### WHAT YOU SHOULD DO
Nothing outside the stretch should be returned: give exactly the lines from the line containing "Generate a LaTeX" through the line containing "west] (strat) at", including both.

------ RAW DATA ------

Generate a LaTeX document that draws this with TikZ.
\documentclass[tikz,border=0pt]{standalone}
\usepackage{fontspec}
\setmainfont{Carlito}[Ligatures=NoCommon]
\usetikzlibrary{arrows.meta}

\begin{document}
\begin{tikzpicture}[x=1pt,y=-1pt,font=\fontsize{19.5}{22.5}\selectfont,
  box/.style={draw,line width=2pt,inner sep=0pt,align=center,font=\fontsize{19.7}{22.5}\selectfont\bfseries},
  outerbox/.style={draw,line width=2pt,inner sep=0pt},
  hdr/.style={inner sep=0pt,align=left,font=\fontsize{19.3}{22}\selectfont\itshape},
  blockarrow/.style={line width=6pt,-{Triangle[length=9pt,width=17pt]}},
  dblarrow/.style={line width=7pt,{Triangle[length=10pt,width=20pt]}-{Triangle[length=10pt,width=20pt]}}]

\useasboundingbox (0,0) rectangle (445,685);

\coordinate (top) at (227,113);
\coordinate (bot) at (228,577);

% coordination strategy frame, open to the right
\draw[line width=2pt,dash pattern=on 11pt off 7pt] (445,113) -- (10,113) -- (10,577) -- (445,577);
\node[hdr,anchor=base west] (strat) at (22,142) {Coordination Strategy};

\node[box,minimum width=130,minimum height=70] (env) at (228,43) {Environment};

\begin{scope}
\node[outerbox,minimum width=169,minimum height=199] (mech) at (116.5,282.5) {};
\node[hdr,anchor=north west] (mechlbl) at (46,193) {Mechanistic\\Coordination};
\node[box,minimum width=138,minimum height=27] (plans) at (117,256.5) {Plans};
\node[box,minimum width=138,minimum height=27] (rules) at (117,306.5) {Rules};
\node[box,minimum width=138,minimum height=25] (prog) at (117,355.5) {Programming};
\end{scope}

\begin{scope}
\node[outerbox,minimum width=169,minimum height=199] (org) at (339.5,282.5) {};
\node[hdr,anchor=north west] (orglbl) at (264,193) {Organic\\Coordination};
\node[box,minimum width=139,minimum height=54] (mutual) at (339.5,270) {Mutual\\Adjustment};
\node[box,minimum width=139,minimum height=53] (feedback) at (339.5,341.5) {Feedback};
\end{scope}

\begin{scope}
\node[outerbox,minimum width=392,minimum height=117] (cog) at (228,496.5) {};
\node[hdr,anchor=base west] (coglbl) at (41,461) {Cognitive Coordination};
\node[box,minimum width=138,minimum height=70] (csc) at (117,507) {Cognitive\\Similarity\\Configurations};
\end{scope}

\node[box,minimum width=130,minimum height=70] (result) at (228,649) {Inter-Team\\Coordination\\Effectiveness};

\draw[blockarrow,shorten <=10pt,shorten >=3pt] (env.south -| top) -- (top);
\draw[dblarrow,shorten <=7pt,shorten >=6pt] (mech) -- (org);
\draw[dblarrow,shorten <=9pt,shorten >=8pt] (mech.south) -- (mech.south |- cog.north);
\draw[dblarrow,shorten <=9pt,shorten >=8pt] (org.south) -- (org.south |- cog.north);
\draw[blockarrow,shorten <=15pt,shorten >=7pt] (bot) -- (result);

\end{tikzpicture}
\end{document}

------
------ RAW DATA ------

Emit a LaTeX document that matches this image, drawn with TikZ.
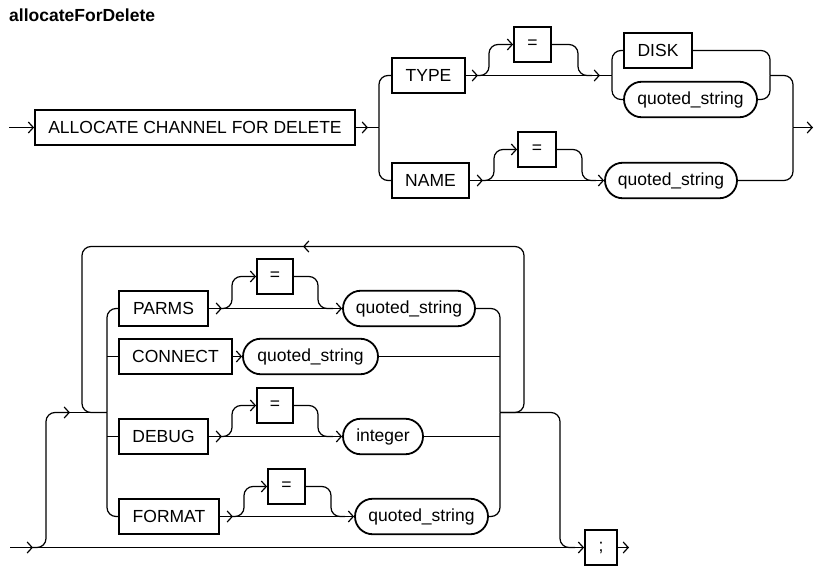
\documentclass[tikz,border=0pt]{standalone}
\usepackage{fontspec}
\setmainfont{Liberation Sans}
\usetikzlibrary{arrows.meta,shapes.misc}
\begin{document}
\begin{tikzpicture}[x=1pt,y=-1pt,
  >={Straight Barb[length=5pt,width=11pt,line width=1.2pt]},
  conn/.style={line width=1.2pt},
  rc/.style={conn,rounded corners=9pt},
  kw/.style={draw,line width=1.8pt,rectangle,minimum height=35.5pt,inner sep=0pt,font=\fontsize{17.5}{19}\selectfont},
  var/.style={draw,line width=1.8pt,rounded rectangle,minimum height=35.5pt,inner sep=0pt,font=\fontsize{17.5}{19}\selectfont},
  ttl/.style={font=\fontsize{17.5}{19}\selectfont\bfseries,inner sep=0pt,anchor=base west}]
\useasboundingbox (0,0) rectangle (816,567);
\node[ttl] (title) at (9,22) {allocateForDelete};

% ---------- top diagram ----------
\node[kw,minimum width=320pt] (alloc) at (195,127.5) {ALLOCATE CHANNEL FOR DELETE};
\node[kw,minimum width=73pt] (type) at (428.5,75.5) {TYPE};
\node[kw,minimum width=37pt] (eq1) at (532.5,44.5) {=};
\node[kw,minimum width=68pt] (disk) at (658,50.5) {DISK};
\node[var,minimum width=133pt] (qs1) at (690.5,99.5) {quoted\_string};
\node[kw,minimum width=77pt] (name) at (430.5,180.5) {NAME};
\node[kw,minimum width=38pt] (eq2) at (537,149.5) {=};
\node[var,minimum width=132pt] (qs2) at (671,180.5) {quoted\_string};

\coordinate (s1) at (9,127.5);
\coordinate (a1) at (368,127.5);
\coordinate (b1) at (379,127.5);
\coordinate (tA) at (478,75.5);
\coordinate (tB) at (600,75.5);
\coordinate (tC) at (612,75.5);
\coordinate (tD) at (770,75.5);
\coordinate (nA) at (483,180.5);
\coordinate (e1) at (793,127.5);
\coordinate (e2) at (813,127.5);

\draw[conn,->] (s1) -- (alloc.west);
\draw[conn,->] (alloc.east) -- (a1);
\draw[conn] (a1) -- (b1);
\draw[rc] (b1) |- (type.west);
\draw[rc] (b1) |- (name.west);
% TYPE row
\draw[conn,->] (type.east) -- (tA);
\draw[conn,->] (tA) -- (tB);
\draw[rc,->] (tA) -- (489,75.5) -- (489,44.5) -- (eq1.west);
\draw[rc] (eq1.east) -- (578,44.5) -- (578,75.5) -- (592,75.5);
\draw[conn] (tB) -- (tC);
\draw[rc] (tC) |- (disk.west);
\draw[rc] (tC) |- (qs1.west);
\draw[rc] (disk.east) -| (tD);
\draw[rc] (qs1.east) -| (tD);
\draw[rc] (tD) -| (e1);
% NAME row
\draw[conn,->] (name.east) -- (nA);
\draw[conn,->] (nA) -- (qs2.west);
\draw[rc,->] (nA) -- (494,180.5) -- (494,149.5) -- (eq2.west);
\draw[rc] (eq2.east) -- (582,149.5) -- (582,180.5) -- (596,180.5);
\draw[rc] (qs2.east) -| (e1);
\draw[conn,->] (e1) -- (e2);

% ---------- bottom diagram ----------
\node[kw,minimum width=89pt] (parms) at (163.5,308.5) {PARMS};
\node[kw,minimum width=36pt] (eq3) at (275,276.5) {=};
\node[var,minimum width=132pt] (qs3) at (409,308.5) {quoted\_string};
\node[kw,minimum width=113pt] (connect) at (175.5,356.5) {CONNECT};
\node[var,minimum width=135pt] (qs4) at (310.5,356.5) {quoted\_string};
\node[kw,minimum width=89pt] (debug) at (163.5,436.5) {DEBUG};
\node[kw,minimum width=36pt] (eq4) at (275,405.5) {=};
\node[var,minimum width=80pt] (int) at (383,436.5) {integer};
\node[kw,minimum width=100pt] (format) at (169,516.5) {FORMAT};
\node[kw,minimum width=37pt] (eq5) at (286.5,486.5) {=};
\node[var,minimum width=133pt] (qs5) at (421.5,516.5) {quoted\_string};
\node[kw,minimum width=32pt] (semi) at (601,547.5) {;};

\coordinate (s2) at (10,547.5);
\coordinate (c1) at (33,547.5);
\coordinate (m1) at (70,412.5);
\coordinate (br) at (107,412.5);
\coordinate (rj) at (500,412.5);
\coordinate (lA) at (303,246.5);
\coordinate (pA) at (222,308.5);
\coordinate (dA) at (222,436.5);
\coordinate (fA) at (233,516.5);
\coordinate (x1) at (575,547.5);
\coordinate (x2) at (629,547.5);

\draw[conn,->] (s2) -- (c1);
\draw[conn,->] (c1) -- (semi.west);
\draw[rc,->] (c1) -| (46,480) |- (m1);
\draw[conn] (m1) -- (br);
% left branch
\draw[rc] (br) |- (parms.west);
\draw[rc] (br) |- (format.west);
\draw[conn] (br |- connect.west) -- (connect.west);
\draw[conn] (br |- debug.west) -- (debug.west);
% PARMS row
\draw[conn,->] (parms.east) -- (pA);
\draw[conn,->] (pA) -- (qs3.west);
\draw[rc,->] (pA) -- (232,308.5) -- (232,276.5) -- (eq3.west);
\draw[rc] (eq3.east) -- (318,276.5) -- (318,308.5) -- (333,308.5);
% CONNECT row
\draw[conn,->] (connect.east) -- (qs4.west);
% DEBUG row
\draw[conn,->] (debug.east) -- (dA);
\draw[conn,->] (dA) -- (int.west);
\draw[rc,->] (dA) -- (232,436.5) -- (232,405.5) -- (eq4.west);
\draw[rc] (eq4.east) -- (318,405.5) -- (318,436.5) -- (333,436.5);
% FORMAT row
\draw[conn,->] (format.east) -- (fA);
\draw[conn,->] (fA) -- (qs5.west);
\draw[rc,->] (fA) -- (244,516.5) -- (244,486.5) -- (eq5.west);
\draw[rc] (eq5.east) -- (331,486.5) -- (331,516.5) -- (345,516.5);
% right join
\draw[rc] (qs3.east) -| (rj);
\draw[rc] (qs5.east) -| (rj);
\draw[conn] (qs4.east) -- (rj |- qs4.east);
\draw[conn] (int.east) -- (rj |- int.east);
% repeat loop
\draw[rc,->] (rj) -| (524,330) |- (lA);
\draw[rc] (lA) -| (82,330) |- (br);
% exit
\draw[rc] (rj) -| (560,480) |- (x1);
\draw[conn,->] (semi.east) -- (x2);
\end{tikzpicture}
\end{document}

------
------ RAW DATA ------

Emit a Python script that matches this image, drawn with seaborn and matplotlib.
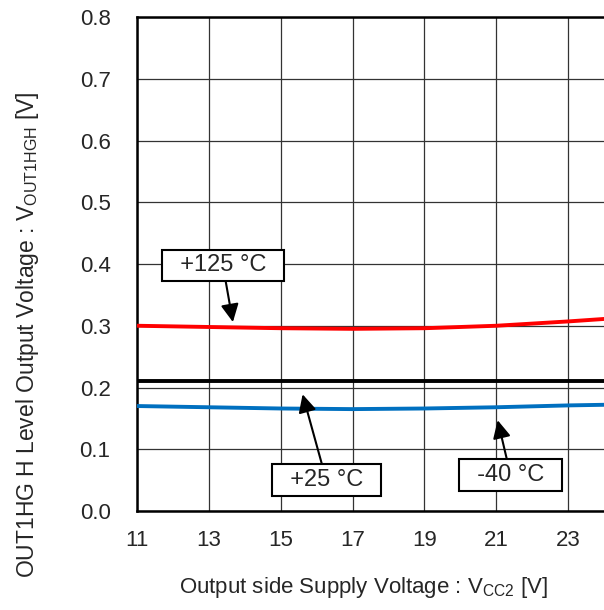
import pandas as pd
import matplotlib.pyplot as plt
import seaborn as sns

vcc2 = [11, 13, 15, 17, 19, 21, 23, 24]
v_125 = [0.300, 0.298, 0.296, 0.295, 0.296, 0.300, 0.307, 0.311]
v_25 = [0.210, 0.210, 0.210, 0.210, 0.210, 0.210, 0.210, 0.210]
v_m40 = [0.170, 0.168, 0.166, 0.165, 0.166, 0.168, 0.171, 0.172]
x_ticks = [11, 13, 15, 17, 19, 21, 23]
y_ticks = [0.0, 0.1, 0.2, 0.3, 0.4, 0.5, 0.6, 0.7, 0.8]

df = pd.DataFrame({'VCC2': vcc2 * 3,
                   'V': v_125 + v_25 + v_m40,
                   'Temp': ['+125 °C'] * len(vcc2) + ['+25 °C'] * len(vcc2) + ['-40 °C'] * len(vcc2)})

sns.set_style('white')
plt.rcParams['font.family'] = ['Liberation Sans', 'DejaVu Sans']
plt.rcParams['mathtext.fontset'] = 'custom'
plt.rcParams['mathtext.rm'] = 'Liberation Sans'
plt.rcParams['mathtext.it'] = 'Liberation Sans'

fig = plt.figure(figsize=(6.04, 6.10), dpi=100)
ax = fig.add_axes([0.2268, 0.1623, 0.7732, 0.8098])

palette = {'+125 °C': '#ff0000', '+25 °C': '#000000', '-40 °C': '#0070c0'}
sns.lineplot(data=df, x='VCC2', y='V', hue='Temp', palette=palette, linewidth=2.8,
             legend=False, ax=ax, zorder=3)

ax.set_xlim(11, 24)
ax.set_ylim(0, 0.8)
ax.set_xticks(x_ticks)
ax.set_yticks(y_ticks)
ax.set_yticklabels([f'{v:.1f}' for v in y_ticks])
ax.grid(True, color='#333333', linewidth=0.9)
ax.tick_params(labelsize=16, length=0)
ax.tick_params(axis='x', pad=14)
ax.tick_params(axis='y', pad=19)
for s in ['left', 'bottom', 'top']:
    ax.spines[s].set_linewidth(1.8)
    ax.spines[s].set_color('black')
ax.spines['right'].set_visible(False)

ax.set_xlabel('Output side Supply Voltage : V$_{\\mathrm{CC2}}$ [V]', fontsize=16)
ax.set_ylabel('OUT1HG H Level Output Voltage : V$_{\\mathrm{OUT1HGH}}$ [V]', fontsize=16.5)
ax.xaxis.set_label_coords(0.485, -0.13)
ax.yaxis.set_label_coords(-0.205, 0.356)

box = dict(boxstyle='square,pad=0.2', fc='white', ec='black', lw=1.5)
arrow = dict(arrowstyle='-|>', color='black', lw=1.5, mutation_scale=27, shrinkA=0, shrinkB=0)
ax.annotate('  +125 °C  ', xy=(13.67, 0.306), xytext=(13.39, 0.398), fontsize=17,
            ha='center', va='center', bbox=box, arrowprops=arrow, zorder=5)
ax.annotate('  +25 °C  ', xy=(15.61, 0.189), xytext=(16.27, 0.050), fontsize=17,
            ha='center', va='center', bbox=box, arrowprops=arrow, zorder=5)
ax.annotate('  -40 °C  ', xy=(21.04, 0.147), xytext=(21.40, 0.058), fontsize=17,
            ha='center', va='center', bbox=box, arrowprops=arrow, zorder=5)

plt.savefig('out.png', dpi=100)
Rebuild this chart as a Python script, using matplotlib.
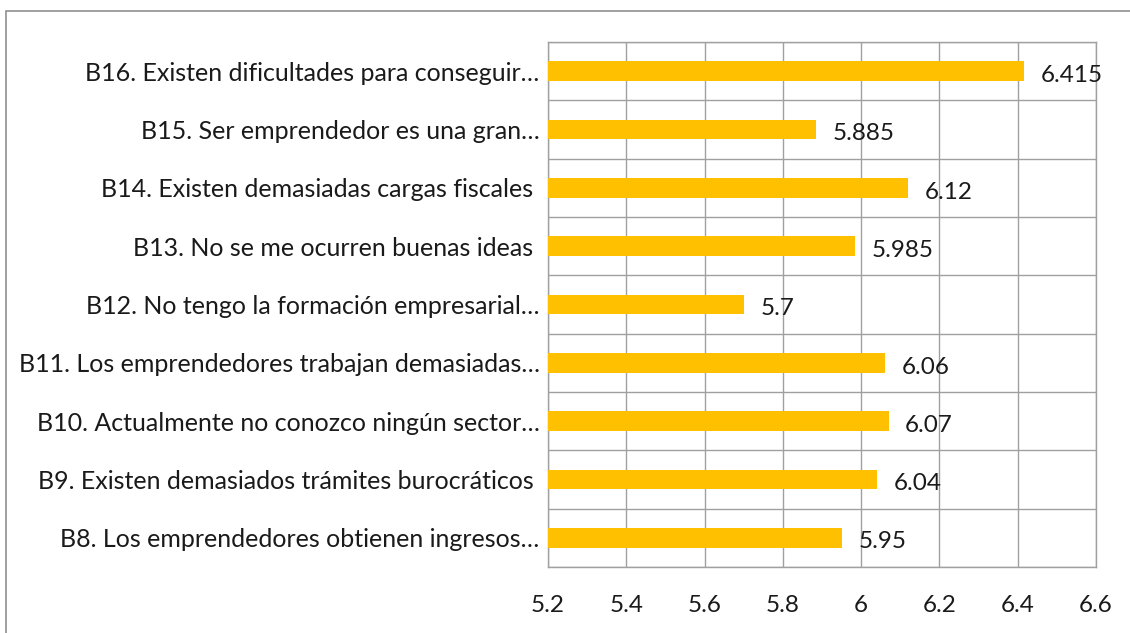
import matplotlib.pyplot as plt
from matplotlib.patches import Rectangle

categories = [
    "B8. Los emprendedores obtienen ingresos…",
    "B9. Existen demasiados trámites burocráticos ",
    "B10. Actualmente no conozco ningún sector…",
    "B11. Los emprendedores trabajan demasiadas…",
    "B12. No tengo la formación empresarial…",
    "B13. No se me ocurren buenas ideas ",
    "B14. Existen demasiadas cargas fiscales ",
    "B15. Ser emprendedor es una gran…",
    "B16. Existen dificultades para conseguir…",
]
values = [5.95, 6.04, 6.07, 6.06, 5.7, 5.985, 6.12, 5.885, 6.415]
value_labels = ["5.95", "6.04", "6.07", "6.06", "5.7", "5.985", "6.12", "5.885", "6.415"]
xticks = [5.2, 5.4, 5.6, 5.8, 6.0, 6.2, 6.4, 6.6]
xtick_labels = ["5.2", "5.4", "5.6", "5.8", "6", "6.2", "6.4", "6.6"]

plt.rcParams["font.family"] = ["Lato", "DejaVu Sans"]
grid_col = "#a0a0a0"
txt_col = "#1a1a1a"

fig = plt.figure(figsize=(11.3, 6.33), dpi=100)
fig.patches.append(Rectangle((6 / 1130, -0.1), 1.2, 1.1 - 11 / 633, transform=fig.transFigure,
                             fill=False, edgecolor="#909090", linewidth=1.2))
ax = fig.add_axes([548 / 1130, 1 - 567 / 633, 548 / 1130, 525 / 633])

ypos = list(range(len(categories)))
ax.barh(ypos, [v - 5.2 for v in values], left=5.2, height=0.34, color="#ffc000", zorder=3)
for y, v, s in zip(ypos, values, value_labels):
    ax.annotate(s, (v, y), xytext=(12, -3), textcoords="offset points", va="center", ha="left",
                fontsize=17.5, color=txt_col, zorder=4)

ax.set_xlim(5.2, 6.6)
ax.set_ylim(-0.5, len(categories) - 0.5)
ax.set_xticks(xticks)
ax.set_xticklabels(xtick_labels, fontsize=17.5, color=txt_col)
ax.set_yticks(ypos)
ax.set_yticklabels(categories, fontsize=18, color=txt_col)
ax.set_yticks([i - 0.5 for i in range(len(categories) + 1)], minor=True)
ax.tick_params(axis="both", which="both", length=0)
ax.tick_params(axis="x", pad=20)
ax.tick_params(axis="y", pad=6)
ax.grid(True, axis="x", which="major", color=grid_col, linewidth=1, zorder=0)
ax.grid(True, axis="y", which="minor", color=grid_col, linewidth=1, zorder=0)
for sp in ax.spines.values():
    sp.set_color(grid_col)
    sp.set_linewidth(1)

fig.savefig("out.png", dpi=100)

------

### WRITTEN ANSWER
Generate a LaTeX document that draws this with TikZ.
\documentclass[tikz,border=0pt]{standalone}
\usepackage{fontspec}
\setmainfont{Carlito}[Ligatures=NoCommon]
\usetikzlibrary{arrows.meta}

\begin{document}
\begin{tikzpicture}[x=1pt,y=-1pt,font=\fontsize{19.5}{22.5}\selectfont,
  box/.style={draw,line width=2pt,inner sep=0pt,align=center,font=\fontsize{19.7}{22.5}\selectfont\bfseries},
  outerbox/.style={draw,line width=2pt,inner sep=0pt},
  hdr/.style={inner sep=0pt,align=left,font=\fontsize{19.3}{22}\selectfont\itshape},
  blockarrow/.style={line width=6pt,-{Triangle[length=9pt,width=17pt]}},
  dblarrow/.style={line width=7pt,{Triangle[length=10pt,width=20pt]}-{Triangle[length=10pt,width=20pt]}}]

\useasboundingbox (0,0) rectangle (445,685);

\coordinate (top) at (227,113);
\coordinate (bot) at (228,577);

% coordination strategy frame, open to the right
\draw[line width=2pt,dash pattern=on 11pt off 7pt] (445,113) -- (10,113) -- (10,577) -- (445,577);
\node[hdr,anchor=base west] (strat) at (22,142) {Coordination Strategy};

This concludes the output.